Evidence of the human cost of the Clinton administration’s welfare 'reform' has begun to emerge in a series of reports showing a substantial increase in homelessness, hunger and poverty over the last year.
With the official unemployment rate at a 20-year low and the stock market posting new records, the general impression given by President Clinton and the news media is that America is enjoying an unprecedented level of prosperity and economic well-being. But recent studies on the impact of the welfare cuts show a very different picture: one of increasing suffering for millions of poor and working people throughout America’s cities and rural areas.
The new welfare laws that were enacted with bipartisan support in 1996 ended the 60-year-old guarantee that the federal government would provide assistance to the long-term unemployed. Since then more than a 1.5 million recipients have been removed from the program and forced into low-paying jobs or outright destitution.
A study by the Preamble Center for Public Policy, entitled Welfare Reform—The Jobs Aren’t There, concluded that because of a severe shortage of entry-level jobs and the low pay associated with them, it would be impossible for hundreds of thousands of welfare recipients to lift themselves out of poverty once they were removed from the program. Furthermore, the overall effect of pushing millions of people into competition for low-wage jobs will be to further depress wages.
Citing the Midwestern states of Illinois, Michigan, Ohio and Wisconsin, the report noted that the odds against a typical welfare recipient landing a job that paid enough to lift her family out of poverty were 97 to 1. The situation in other parts of the country could be even worse.

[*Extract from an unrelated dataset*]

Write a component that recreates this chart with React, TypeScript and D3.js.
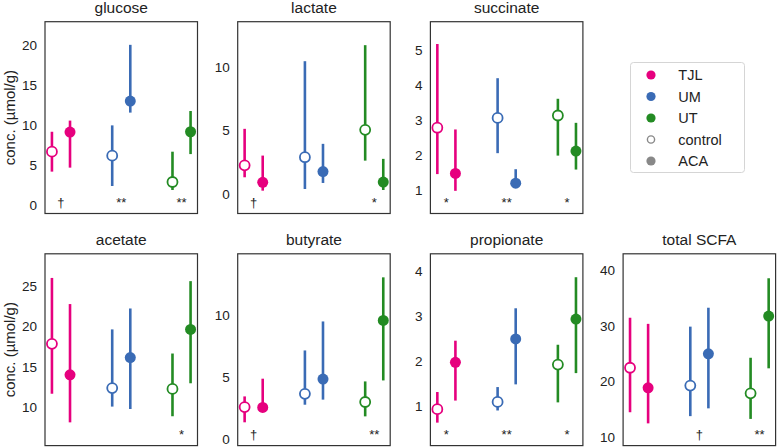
import React from "react";
import * as d3 from "d3";

const GROUPS = ["TJL", "UM", "UT"];
const COLORS = ["#e6007e", "#3a6bb5", "#238b23"];
const PANEL_NAMES = ["glucose", "lactate", "succinate", "acetate", "butyrate", "propionate", "total SCFA"];

// each entry: [mean, low, high] for TJL, UM, UT
const glucoseControl = [[6.7, 4.2, 9.2], [6.2, 2.4, 10.0], [2.9, 1.9, 6.7]];
const glucoseACA = [[9.16, 4.7, 10.6], [13.05, 11.6, 20.1], [9.2, 6.4, 11.8]];
const glucoseSig = ["†", "**", "**"];

const lactateControl = [[2.28, 1.33, 5.17], [2.92, 0.4, 10.53], [5.09, 2.65, 11.8]];
const lactateACA = [[0.93, 0.27, 3.05], [1.78, 0.88, 3.98], [0.95, 0.32, 2.79]];
const lactateSig = ["†", "", "*"];

const succinateControl = [[2.79, 1.46, 5.19], [3.07, 2.06, 4.21], [3.14, 1.99, 3.62]];
const succinateACA = [[1.48, 0.98, 2.74], [1.2, 1.1, 1.6], [2.12, 1.59, 2.93]];
const succinateSig = ["*", "**", "*"];

const acetateControl = [[17.9, 11.7, 26.1], [12.4, 10.1, 19.7], [12.3, 8.9, 16.7]];
const acetateACA = [[14.05, 8.14, 22.85], [16.2, 9.8, 22.3], [19.7, 13.0, 25.7]];
const acetateSig = ["", "", "*"];

const butyrateControl = [[2.63, 1.4, 3.49], [3.7, 2.82, 7.2], [3.04, 1.88, 4.7]];
const butyrateACA = [[2.6, 2.3, 4.92], [4.89, 3.23, 9.54], [9.62, 4.78, 13.1]];
const butyrateSig = ["†", "", "**"];

const propionateControl = [[0.94, 0.64, 1.32], [1.1, 0.91, 1.43], [1.93, 1.09, 2.37]];
const propionateACA = [[1.98, 1.13, 2.46], [2.5, 1.49, 3.18], [2.94, 1.74, 3.87]];
const propionateSig = ["*", "**", "*"];

const totalControl = [[22.5, 14.5, 31.5], [19.3, 13.8, 29.9], [17.9, 13.3, 24.3]];
const totalACA = [[18.9, 12.5, 30.4], [25.0, 15.2, 33.3], [31.8, 22.4, 38.6]];
const totalSig = ["", "†", "**"];

const Y_DOMAINS = [[-1.05, 23.0], [-1.54, 13.66], [0.33, 5.83], [5.25, 29.1], [-0.48, 15.0], [0.13, 4.39], [8.5, 43]];
const Y_TICKS = [[0, 5, 10, 15, 20], [0, 5, 10], [1, 2, 3, 4, 5], [10, 15, 20, 25], [0, 5, 10], [1, 2, 3, 4], [10, 20, 30, 40]];

const CONTROLS = [glucoseControl, lactateControl, succinateControl, acetateControl, butyrateControl, propionateControl, totalControl];
const ACAS = [glucoseACA, lactateACA, succinateACA, acetateACA, butyrateACA, propionateACA, totalACA];
const SIGS = [glucoseSig, lactateSig, succinateSig, acetateSig, butyrateSig, propionateSig, totalSig];

const LEGEND_LABELS = ["TJL", "UM", "UT", "control", "ACA"];

const W = 777, H = 447;
const PW = 152.5, PH = 191.8;
const LEFT0 = 45, STEP_X = 192.7;
const TOPS = [21.7, 253.8];
const FONT = "'Liberation Sans', Arial, Helvetica, sans-serif";
const OFFSET = 0.15;

function Panel({ idx }: { idx: number }) {
  const col = idx < 3 ? idx : idx - 3;
  const row = idx < 3 ? 0 : 1;
  const x0 = LEFT0 + col * STEP_X;
  const y0 = TOPS[row];
  const x = d3.scaleLinear().domain([-0.265, 2.265]).range([0, PW]);
  const y = d3.scaleLinear().domain(Y_DOMAINS[idx]).range([PH, 0]);
  const dom = Y_DOMAINS[idx];
  const sigY = y(dom[0] + 0.032 * (dom[1] - dom[0]));
  const series = [
    { data: CONTROLS[idx], off: -OFFSET, open: true },
    { data: ACAS[idx], off: OFFSET, open: false },
  ];
  return (
    <g transform={`translate(${x0},${y0})`}>
      <rect x={0} y={0} width={PW} height={PH} fill="white" />
      <text x={PW / 2} y={-8.5} textAnchor="middle" fontSize={15.5} fill="#222" fontFamily={FONT}>
        {PANEL_NAMES[idx]}
      </text>
      {Y_TICKS[idx].map((t) => (
        <text key={t} x={-8} y={y(t)} textAnchor="end" dominantBaseline="central" fontSize={13.5} fill="#222" fontFamily={FONT}>
          {t}
        </text>
      ))}
      {col === 0 && (
        <text
          transform={`translate(${9 - x0},${PH / 2}) rotate(-90)`}
          textAnchor="middle"
          dominantBaseline="central"
          fontSize={15}
          fill="#222"
          fontFamily={FONT}
        >
          conc. (µmol/g)
        </text>
      )}
      {series.map((s, si) =>
        s.data.map((d, gi) => {
          const cx = x(gi + s.off);
          return (
            <g key={`${si}-${gi}`}>
              <line x1={cx} x2={cx} y1={y(d[1])} y2={y(d[2])} stroke={COLORS[gi]} strokeWidth={2.6} />
              <circle
                cx={cx}
                cy={y(d[0])}
                r={s.open ? 5 : 5.5}
                fill={s.open ? "white" : COLORS[gi]}
                stroke={COLORS[gi]}
                strokeWidth={s.open ? 1.8 : 0}
              />
            </g>
          );
        })
      )}
      {SIGS[idx].map((t, gi) =>
        t ? (
          <text key={gi} x={x(gi)} y={sigY} textAnchor="middle" fontSize={13} fill="#222" fontFamily={FONT}>
            {t}
          </text>
        ) : null
      )}
      <rect x={0} y={0} width={PW} height={PH} fill="none" stroke="#333" strokeWidth={1.2} />
    </g>
  );
}

function Legend() {
  const lx = 630.5, ly = 62.5, lw = 114, lh = 110;
  const rowY = d3.scaleLinear().domain([0, 4]).range([ly + 12.5, ly + 98.5]);
  const markerColors = [...COLORS, "#888", "#888"];
  return (
    <g>
      <rect x={lx} y={ly} width={lw} height={lh} rx={3} fill="white" stroke="#d5d5d5" strokeWidth={1} />
      {LEGEND_LABELS.map((lab, i) => (
        <g key={lab}>
          {i === 3 ? (
            <circle cx={lx + 20.5} cy={rowY(i)} r={3.6} fill="white" stroke="#888" strokeWidth={1.4} />
          ) : (
            <circle cx={lx + 20.5} cy={rowY(i)} r={4.6} fill={markerColors[i]} />
          )}
          <text x={lx + 47.8} y={rowY(i)} dominantBaseline="central" fontSize={14.5} fill="#222" fontFamily={FONT}>
            {lab}
          </text>
        </g>
      ))}
    </g>
  );
}

export default function App() {
  return (
    <svg width={W} height={H} style={{ position: "absolute", left: 0, top: 0, background: "white" }}>
      <rect x={0} y={0} width={W} height={H} fill="white" />
      {PANEL_NAMES.map((_, i) => (
        <Panel key={i} idx={i} />
      ))}
      <Legend />
    </svg>
  );
}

The influx of former welfare recipients into the low-wage labor market is projected to lower wages in this sector by nearly 12 percent. The wage-depressing effects of welfare reform will therefore cause not only an increase in poverty among welfare recipients, the Preamble report concluded, 'but also an increase in the number of the working poor.'
Another report, by the Tufts University Center on Hunger and Poverty, demonstrates the vindictiveness of the policies adopted by state governments since primary responsibility for welfare programs was transferred to the states in 1996. The majority of state governments have imposed restrictions that will result in worsening economic conditions of the poor.
The report found that 45 states and the District of Columbia either adopted the new federal lifetime limit of 60 months, or made changes in their state welfare programs to impose even stricter time limits for the majority of recipients. The study said this measure would have catastrophic consequences for more than half of the present welfare recipients who have serious barriers to employment such as their child’s or their own poor health, physical or psychological disabilities and low skill levels.
As for the claim that the new welfare laws would help recipients find work and become self-sufficient, the report found that nearly half the states provide less assistance to welfare recipients in achieving job readiness and obtaining jobs than was provided under previous welfare policies.
The impact of the welfare cuts is already being felt in major urban areas. The Detroit Free Press reported in late February that area homeless shelters were overflowing and many in need had been turned away. Steve Pollock, the executive director of the Michigan Coalition Against Homelessness, told the newspaper that Michigan shelters are 15 to 50 percent busier this year. Providers blamed the increase on the new welfare rules, the elimination of food stamps and disability payments, as well as rising housing costs and falling or stagnant wages.
Michigan, which has seen a drastic decline in its official jobless rate, is frequently cited in the media as an example of the new prosperity. The Midwestern industrial state has also been referred to as one of the success stories of welfare reform.
Caretakers at homeless shelters have noted in particular a large increase in the number of impoverished women and children seeking help. To a considerable extent a regular cycle has developed. The new work rules force a mother on welfare to take a low-paying job. The welfare agency closes the case and stops cash benefits and medical insurance. Then the worker loses her job or does not earn enough to pay rent and other expenses. She is evicted and ends up, with her children, in a homeless shelter.
These conditions are by no means limited to Detroit and Michigan. In December the US Conference of Mayors released a study showing that 60 percent of the US cities they surveyed reported an increase in requests for emergency shelter in the first half of 1997. As to the growth of hunger, the mayors’ report noted a 16 percent increase in emergency food requests overall, a 13 percent rise from families with children, and a 9 percent increase from seniors. Nearly one in four of these requests had gone unmet because the cities had inadequate supplies of emergency food.
The mayors’ report noted that Detroit’s homeless population had risen by 20 percent over the last year, second only to San Antonio in its survey of 29 large urban areas. On any given day or night in Detroit there are approximately 10,000 homeless people, including between 800 and 1,300 children, the fastest-growing segment of the homeless population.
In addition to welfare reform the city officials acknowledged that a major cause for the rise in hunger and homelessness was poverty-level wages. Noting the fall in Detroit’s unemployment rate over the last year, the mayors admitted that most jobs available to welfare recipients paid $6 an hour or less and were 'woefully inadequate to support a household.' In addition, they noted that only a quarter of these jobs provided medical care and that state reimbursements for childcare, necessary to enable welfare recipients to work, were not nearly enough to cover costs.